It’s been baking in the sun unpainted for most of four months while I concentrated on the addition. Always intended to paint it green, just didn’t get to it.
It’s further from green than ever this morning, but that’ll just be incentive to do it right. I expended a gallon of Kilz I’ve had squirreled away for a couple of years, because it needed a primer coat. I’m not exactly overloaded with green paint at the moment and there are still cabin surfaces that need a second coat. This construction stuff is expensive; I need more paint, but I need drywall and insulation more and only hope I have cash enough to get it.
The primer reminded me how much I hate hate hate working with oil-based paint. Shoulda worn gloves. Even if I had paint remover I wouldn’t douse my hands in it. And I refused to even consider priming the woodshed till I’d acquired a disposable brush and roller cover, because I ain’t cleaning them.
Next chore:
Before I started painting I washed my flour buckets and left them in the sun to dry. When I get to the cloth Bluebird sacks in my long-term stash, filling the buckets becomes rather more of a chore than it used to be…

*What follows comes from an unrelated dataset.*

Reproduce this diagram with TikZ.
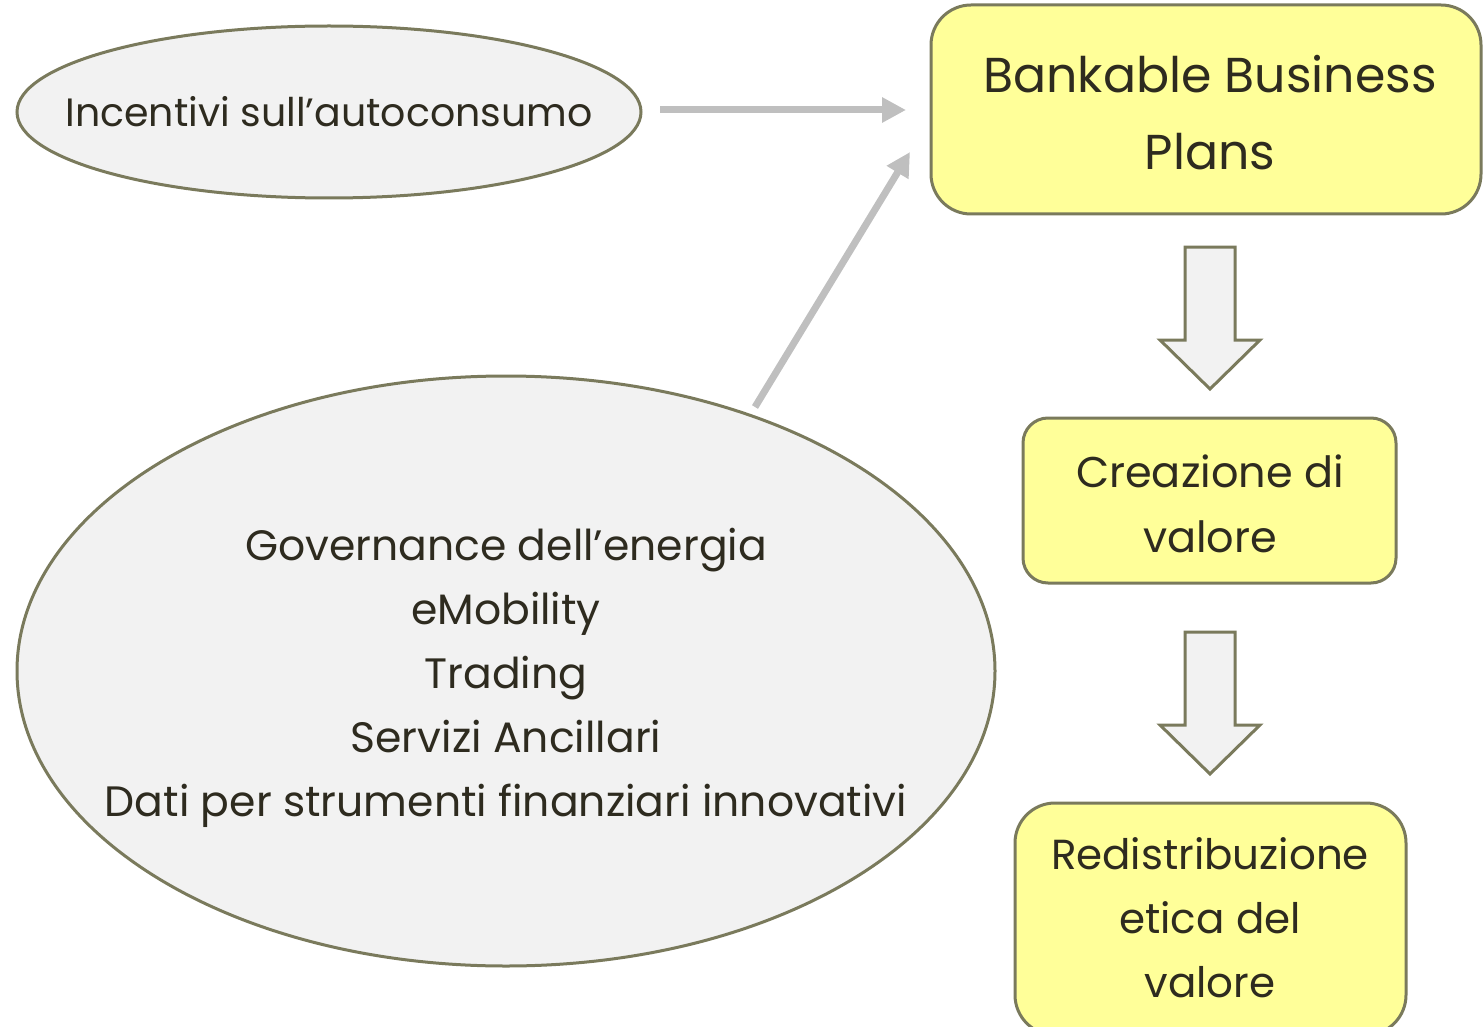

Because I give the empties to Neighbor L, who makes dish towels out of them. She also grades me on how carefully I cut the thread-and-not-the-cloth when I open them.

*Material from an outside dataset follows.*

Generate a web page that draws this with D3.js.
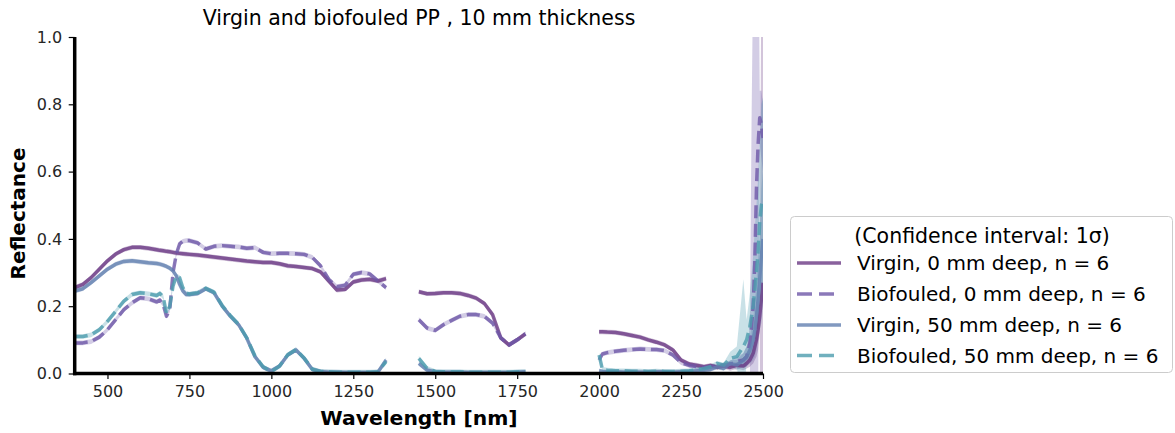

Seriously, it’s gotten to where I’m happier when I can buy paper 5-pound bags of Gold Medal from the dollar store. Nobody cares how painstakingly I open those.
So what you’re saying is, you need a seam ripper?
That would probably work better than my knife, yeah.
And before everybody sends me a seam ripper care package, I have one already. Probably a couple. Of course they’ve migrated to the bottom of my sewing kit, which I’d have to empty to find it if I wanted to use it. (toes the dirt) And if I’d thought of it…
Joel – Those bags should be sew closed with a chain-stitch machine which means if you cut the right end of the stitching off it will unravel/unzip. Then you have a nice long piece of cotton string for trussing-up birds and roasts for roasting or BBQing. The same for any of your feed bags. Some days I would guess right and snip the right end off pull the string and it would unravel lickety-split. Other times, I would have to work both ends before I got it started right and then the string would unzip from the bag.
Oh! Another use for the string is to crocheting doilies or tatting ;>)
Oh Joel, tatted edges on your pants bottoms, underwear edges, pillowcases and handkerchiefs…what could be better? And there are so many uses for lengths of chain crochet. Looking forward to photos, will check twice a day at least.
“Looking forward to photos, will check twice a day at least.”
Oh, yeah . . . me, too!
😉
If those are the real old-school floursack fabric bags, they do indeed make wonderful dishtowels… lint-free and surprisingly absorbent, so they’re particularly good to use on glassware.
The “floursack” towels sold nowadays aren’t close to the same thing — they’re more like cheesecloth and wouldn’t hold flour worth a darn, nor are they soft or absorbent like the old ones.
Where did you pick up the bags of flour packed that way? Me like!
You guys make yourselves comfortable, might be a while. 🙂
Crocheting doilies or tatting. Yeah, that. And underwear edges too.
“Might be a while”. Tomorrow, with pictures maybe?
( Now going to go look up what tatting is…)
Free.and.true, that’s the way Bluebird flour still comes packed, in 10- or 20-pound sacks. It’s sold locally, at the crappy food store. When they have it. Which isn’t right now.
Blue Bird flour . . .
http://cortezmilling.com/
🙂
Food City stores in AZ carry the large cloth sacks of Bluebird Flour. Walmart carries the cloth 5 lb sacks.
Thanks for the leads, Joel and Kentucky and Matt. Must practice my flour-fu soon!